Sometimes difficult concepts are easier to understand by way of analogies and, for many, the stock markets are things of mystery where the innocent go to lose their money. Hopefully, the following analogy will demystify them for you.

In truth, stock markets are much more accessible and easy to understand than people expect. Whilst they will never be mastered (they are too fickle for that), a basic comprehension will provide an important stepping stone on the path to financial clarity and independence.

It may help to understand them in the context of the football Premier League, something that is much more familiar to many.

The Premier League is a snapshot in time of the most successful English football clubs. At present (and, as a lifelong Man Utd fan, it pains me to write this) Liverpool are the top of the league and have just been crowned champions for the first time in 30 years.

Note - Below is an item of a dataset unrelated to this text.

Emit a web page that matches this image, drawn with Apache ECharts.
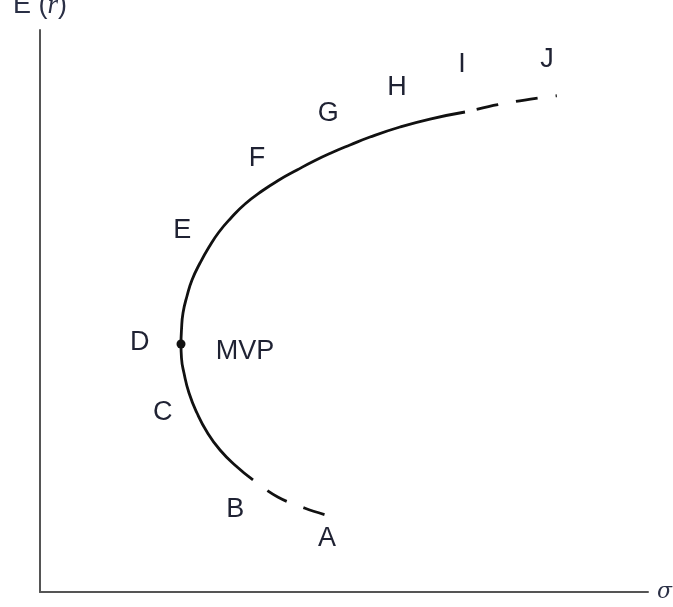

This is the current table with 5 games remaining in the 19/20 season:

Most football clubs are privately owned these days but, because it is sitting at the top, if Liverpool was a company listed on a stock market it would be the most valuable, followed by Manchester City and then Leicester. Norwich, Bournemouth and Aston Villa would all be one of the least valuable in the league.

In the UK, the equivalent of the Premier League in stock market terms is the FTSE 100 which represents the 100 largest companies by market capitalisation. The Market Cap is another way of saying the value and is measured by multiplying the share price on any given day by number of available shares in that company. Unilever is the most valuable company in the UK currently at approximately £113bn.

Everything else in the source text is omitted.